== WHAT YOU SHOULD DO ==
Look through the material below for "this". Copy every line that contains it.

== GIVEN RECORDS ==
+ + + + +

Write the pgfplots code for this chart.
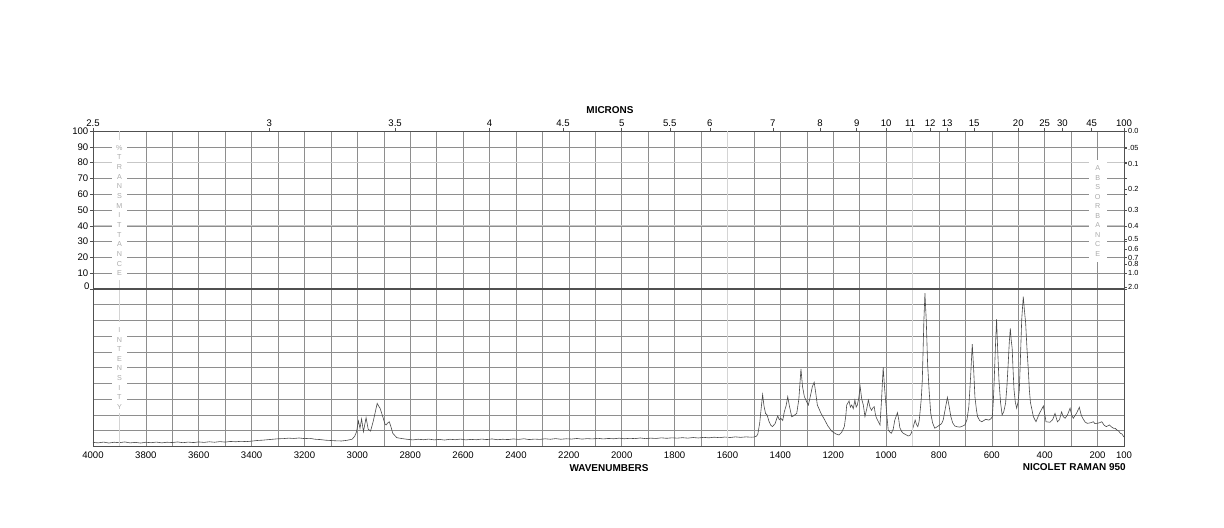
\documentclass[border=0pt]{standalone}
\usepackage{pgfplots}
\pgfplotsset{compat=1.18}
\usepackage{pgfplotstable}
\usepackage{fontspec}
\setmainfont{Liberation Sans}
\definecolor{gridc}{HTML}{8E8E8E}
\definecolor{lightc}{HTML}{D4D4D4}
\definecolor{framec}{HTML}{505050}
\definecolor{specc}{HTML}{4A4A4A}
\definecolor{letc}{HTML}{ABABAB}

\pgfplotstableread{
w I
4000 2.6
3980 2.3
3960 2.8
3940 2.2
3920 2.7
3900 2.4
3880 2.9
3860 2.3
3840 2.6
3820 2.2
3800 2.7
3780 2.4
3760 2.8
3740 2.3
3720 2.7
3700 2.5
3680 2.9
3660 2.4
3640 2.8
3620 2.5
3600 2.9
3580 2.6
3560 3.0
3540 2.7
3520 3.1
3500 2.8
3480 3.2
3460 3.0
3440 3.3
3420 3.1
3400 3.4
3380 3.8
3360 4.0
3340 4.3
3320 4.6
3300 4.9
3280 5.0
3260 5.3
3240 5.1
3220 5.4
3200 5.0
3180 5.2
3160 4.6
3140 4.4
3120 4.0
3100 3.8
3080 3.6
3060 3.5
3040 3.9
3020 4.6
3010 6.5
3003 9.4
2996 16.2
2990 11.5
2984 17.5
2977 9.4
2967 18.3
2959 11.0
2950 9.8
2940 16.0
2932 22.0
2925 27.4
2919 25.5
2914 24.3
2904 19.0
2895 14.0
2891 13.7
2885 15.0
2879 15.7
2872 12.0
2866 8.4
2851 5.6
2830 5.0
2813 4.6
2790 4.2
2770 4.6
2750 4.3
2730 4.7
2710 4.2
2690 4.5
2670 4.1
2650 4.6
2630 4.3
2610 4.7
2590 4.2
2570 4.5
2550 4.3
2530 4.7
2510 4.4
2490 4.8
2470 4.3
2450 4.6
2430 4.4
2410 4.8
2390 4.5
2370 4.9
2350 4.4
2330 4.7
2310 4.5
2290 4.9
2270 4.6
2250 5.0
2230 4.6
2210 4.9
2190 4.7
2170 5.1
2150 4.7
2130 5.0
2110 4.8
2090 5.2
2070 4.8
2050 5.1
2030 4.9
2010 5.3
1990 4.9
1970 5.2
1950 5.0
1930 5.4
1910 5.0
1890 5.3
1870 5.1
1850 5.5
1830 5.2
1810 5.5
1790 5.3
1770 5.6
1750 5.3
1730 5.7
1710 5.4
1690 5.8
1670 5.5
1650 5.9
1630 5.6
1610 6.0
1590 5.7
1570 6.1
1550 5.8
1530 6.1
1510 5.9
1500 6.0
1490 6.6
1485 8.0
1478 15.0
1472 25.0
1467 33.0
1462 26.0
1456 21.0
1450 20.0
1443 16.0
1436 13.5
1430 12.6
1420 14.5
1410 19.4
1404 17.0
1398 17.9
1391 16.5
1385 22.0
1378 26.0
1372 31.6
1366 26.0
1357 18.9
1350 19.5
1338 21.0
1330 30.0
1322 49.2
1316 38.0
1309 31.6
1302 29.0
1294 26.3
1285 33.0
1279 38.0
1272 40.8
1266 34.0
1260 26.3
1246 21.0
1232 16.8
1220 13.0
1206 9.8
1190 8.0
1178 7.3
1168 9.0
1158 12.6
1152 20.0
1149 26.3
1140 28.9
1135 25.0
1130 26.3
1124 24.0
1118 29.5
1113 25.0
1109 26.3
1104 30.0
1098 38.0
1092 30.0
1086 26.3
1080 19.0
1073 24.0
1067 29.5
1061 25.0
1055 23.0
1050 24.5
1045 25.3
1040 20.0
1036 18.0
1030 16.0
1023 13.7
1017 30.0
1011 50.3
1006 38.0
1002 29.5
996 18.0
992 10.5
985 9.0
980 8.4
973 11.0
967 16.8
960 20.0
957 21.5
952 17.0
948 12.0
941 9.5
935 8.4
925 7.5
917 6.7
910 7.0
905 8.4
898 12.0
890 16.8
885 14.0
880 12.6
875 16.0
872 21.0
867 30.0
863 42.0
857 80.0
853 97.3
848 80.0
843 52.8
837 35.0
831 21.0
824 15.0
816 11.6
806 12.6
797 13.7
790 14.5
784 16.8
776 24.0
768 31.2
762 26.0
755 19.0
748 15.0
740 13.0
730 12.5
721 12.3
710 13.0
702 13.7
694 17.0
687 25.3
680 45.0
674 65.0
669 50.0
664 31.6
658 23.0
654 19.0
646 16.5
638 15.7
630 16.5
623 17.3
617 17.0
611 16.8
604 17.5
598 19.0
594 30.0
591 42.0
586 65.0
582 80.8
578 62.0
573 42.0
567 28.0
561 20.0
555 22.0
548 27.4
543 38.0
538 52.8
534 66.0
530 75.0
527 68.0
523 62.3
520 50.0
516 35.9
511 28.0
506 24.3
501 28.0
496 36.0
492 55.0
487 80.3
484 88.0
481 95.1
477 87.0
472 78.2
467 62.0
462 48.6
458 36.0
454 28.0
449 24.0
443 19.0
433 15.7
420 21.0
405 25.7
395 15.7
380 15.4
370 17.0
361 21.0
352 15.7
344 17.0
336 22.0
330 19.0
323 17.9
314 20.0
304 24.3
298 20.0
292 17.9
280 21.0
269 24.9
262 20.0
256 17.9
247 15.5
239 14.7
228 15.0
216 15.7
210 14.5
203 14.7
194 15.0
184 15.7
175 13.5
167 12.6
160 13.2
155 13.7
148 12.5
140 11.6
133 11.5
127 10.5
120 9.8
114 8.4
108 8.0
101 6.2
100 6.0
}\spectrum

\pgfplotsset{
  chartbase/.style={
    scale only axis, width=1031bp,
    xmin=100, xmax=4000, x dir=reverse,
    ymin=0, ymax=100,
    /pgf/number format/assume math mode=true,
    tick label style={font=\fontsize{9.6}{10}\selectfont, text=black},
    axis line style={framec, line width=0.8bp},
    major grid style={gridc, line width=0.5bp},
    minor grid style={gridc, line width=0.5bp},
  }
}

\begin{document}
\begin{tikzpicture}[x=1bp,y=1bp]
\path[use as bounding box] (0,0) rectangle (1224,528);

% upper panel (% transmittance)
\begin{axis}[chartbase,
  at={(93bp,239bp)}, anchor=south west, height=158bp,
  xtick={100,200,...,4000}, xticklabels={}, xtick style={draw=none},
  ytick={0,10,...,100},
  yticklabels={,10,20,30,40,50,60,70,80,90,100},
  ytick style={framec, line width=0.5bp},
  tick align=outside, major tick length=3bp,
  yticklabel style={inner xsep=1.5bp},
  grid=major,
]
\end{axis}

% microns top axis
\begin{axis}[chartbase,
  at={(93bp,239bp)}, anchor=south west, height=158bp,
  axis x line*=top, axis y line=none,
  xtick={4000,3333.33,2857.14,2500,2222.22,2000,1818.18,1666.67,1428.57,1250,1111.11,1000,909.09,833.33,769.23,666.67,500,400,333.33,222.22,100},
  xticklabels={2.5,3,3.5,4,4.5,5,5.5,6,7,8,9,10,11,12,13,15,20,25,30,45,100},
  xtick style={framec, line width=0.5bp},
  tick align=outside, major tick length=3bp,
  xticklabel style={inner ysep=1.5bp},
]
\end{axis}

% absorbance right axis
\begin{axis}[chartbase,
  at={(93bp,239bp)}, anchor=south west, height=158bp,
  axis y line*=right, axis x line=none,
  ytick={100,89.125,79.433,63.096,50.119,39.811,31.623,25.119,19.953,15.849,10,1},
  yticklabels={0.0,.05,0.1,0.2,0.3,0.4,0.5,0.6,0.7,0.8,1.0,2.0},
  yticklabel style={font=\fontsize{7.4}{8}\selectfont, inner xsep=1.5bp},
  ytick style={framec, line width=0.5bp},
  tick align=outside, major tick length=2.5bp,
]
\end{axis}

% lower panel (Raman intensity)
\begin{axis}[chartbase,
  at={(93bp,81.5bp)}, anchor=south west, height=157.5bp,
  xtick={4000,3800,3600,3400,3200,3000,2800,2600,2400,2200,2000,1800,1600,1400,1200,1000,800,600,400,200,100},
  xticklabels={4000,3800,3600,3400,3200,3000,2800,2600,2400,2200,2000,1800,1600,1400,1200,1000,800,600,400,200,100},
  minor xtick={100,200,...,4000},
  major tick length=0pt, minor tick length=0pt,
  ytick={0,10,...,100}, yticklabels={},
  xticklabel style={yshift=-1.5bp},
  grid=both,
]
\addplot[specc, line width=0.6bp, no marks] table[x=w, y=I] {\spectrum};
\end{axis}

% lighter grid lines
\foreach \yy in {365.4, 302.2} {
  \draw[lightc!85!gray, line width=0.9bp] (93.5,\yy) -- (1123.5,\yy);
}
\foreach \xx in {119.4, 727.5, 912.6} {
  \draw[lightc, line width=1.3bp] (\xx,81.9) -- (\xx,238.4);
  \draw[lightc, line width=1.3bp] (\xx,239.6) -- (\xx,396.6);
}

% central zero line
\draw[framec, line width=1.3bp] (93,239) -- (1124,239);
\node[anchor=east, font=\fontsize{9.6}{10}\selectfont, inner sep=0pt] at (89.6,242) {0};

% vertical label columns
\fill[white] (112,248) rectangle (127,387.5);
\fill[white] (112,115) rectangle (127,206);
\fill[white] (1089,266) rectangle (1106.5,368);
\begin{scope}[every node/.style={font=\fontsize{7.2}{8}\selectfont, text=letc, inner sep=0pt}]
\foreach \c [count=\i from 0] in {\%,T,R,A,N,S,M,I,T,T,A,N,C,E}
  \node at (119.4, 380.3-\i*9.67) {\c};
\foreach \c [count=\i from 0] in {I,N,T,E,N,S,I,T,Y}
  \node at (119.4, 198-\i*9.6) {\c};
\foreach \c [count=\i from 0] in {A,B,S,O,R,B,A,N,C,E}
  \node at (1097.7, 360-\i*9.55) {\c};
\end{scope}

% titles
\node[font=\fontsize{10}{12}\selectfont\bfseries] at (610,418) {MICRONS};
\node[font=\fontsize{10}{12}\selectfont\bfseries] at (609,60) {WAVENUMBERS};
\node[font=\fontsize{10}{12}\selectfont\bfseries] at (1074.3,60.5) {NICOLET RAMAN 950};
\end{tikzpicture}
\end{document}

+ + + + +

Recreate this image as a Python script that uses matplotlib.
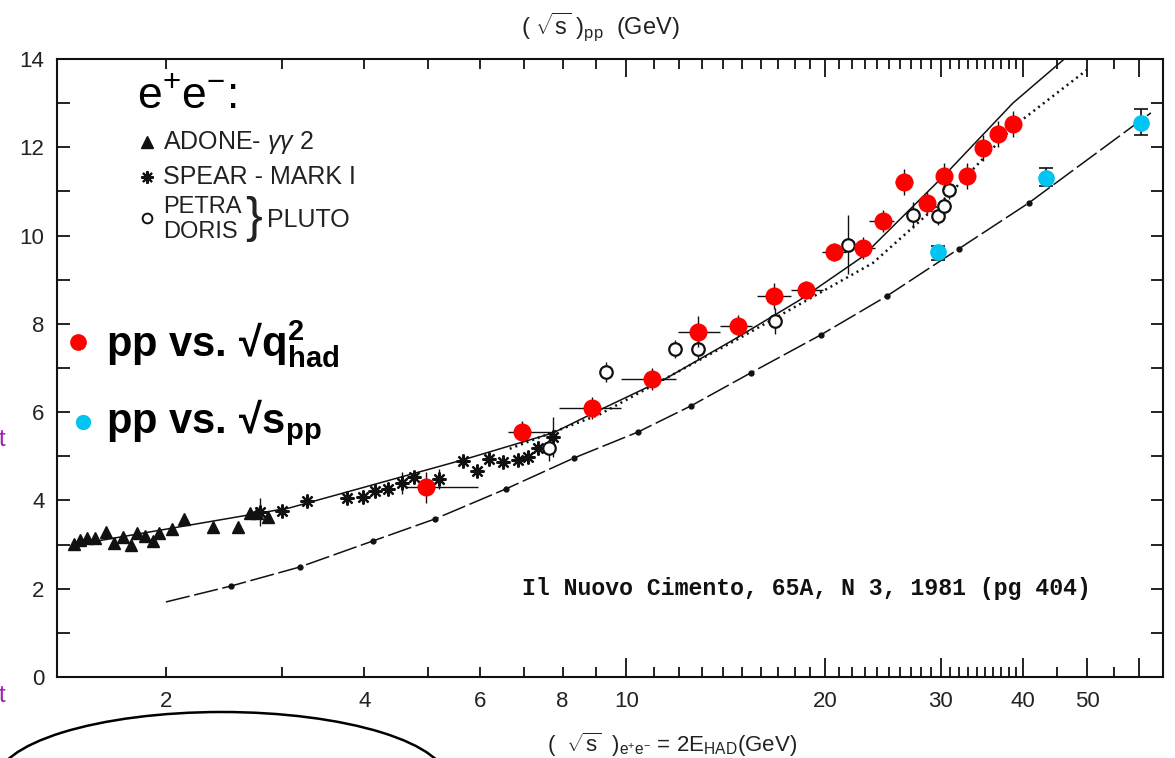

+ + + + +

== RESPONSE ==
Write the pgfplots code for this chart.
Recreate this image as a Python script that uses matplotlib.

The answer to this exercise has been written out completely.